Regarding the statement in the OP that "it seems that the integrand is undefined on both limits of integration", that's wrong. The integrand is undefined at $$x=0$$ but the limits for x=±∞ are equal to zero, so they don't pose a problem. The problem is x=0 where the integrand is undefined. So you can't just integrate over any interval that contains 0 in the naive way that romsofia suggested (although he/she noticed his/her mistake; I'm just trying to clarify).
"Also, does the function being even help us at all?"
That just shows that $$\int_{-\infty}^{0}\frac{1}{x^{2}} dx=\int_{0}^{+\infty}\frac{1}{x^{2}} dx$$ (symmetry).

I'm always annoyed by smartass people adding more confusion to questions than there originally was. (If you're not a smartass I'm not addressing you. No offense meant.) I hope I'm not making the same mistake.

About Riemann integrability: Yeah, as others have noticed, chiro was talking ********. A continuous function is Riemann integrable. Continuity is a sufficient condition for Riemann integrability. $$\frac{1}{x^2}$$ is continuous on $$\mathbb{R}-{\{0\}}$$, so it's Riemann integrable on every compact interval which does not cross x=0. So you can integrate over such intervals in the "naive" way, (just substracting the indefinite integral at the boundary points). Blah!

 except for that one useful answer by romsofia:
I recall pointing him in the exact same direction in the very first response

 Quote by Number Nine I recall pointing him in the exact same direction in the very first response
Oh, my bad. I overlooked that. Sorry for my smug reply. May the force be with you.

 Quote by Unkraut Oh, my bad. I overlooked that. Sorry for my smug reply. May the force be with you.
You are forgiven. I pardon you.
*removes from death list*

 Quote by Unkraut About Riemann integrability: Yeah, as others have noticed, chiro was talking ********. A continuous function is Riemann integrable.

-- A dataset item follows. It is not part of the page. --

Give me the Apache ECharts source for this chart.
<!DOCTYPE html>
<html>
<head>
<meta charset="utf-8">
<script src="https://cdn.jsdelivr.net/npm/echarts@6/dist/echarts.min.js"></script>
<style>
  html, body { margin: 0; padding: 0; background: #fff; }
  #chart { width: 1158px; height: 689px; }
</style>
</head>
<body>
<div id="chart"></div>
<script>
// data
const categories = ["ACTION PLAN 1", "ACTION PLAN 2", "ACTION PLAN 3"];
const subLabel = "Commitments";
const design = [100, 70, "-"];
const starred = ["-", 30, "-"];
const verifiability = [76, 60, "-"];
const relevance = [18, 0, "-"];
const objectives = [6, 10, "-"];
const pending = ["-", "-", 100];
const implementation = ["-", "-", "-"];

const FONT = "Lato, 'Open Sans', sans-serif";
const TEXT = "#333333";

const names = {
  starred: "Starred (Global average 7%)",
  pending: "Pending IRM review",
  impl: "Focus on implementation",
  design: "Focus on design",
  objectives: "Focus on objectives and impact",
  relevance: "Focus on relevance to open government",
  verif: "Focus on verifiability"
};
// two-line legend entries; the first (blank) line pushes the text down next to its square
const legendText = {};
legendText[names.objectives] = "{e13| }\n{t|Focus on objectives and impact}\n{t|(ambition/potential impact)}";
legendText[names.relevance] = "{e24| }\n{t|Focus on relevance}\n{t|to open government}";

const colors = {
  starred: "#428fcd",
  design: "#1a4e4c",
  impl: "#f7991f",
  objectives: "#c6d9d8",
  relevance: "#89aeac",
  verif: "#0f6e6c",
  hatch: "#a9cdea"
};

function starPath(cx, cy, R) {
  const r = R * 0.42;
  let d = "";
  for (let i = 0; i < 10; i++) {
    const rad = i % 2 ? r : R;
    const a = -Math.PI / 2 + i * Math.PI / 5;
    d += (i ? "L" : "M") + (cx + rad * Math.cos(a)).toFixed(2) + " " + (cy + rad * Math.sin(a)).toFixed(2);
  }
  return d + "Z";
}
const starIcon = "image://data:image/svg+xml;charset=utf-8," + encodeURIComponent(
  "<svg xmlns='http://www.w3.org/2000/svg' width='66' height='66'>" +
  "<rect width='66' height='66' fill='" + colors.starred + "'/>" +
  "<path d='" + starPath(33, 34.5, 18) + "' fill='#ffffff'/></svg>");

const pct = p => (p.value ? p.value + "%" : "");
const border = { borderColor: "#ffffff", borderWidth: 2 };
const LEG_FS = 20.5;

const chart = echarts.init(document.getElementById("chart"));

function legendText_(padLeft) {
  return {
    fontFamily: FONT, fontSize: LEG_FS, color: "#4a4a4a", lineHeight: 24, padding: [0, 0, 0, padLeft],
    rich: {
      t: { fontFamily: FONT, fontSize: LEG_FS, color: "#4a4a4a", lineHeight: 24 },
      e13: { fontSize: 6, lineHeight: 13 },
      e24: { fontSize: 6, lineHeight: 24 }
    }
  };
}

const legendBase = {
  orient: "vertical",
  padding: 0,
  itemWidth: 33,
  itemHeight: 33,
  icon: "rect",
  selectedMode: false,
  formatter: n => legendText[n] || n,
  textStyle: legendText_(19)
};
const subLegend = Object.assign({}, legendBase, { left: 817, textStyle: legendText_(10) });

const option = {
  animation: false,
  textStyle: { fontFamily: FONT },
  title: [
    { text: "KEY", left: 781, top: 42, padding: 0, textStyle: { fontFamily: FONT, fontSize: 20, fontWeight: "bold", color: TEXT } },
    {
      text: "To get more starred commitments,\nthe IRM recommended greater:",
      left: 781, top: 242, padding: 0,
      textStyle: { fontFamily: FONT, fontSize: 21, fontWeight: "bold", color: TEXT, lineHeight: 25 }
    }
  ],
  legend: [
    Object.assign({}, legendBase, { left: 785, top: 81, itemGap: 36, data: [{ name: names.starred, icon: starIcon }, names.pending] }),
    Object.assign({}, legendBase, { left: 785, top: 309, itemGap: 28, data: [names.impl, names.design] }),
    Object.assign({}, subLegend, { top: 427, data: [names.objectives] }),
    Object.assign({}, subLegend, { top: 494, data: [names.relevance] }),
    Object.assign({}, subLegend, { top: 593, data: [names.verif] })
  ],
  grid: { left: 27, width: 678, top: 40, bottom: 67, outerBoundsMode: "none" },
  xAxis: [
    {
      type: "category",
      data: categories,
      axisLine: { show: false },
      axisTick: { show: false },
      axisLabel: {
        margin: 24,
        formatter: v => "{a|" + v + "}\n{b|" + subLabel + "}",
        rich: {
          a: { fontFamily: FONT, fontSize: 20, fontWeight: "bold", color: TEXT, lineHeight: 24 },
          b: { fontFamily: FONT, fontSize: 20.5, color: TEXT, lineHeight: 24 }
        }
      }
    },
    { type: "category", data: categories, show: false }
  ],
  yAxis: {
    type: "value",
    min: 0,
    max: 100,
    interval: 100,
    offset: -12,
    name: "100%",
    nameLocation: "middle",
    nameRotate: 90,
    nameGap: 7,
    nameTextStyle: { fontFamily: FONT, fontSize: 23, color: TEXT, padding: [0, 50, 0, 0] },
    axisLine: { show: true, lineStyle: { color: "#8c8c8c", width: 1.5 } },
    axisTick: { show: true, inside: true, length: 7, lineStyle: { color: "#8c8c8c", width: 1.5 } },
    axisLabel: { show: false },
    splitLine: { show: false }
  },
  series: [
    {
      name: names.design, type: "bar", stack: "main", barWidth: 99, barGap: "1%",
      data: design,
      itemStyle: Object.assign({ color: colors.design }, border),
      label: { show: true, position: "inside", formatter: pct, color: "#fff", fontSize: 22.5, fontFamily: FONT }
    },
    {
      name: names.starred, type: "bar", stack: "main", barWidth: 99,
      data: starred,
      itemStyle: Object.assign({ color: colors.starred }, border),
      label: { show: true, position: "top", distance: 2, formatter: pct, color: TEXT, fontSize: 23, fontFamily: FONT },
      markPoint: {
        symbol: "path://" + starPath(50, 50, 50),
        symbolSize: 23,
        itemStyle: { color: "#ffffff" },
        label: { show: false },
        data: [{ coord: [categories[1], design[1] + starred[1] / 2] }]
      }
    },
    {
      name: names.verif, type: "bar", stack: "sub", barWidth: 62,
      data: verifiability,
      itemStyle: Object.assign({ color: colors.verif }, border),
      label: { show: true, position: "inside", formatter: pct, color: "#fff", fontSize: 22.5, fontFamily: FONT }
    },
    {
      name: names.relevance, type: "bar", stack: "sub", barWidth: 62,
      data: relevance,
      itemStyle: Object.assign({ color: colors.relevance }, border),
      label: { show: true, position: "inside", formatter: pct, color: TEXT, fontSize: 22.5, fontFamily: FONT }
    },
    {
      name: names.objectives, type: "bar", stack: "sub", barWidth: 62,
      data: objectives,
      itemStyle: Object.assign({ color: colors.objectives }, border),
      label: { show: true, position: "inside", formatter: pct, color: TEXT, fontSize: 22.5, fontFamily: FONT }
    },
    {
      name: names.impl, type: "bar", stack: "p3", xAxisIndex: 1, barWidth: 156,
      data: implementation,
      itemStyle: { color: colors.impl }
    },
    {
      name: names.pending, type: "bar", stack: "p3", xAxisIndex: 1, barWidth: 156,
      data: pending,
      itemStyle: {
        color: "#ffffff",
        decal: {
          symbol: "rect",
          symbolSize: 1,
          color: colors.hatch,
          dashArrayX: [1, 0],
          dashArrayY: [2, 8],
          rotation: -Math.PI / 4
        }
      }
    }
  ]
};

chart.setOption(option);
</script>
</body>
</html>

Continuity is a sufficient condition for Riemann integrability.
I didn't say continuity wasn't a sufficient condition!

This whole idea of almost everywhere is just a trick that we use where we can equate an interval like [a,b] to (a,b] to get the same result. You just partition up the integral so that if you this jumps, you use this trick to get rid of them while still maintaining the value of the integral.

These aren't the exotic integrals I was talking about: the exotic ones are the ones where you can't just partition them up easily like you can with a function like y = 1 from -1 to 1 and then y = 2 outside the region where you want to integrate from x = -5 to x = 5.

A function like the above that HallsOfIvy calls "exotic" is not what I would call exotic: Brownian motion is exotic, not a nice function with a jump discontinuity or two.

 Quote by Unkraut About Riemann integrability: Yeah, as others have noticed, chiro was talking ********. A continuous function is Riemann integrable. Continuity is a sufficient condition for Riemann integrability.
No, a continuous function is Riemann integrable over a closed and bounded subinterval of ℝ, the statement fails when discussing integrals over all of ℝ. Consider ##\int_{-\infty}^\infty x \, dx##. This is continuous over ℝ, integrable on every bounded subset of ℝ, but not over all of ℝ. It does however have a principal value, namely zero.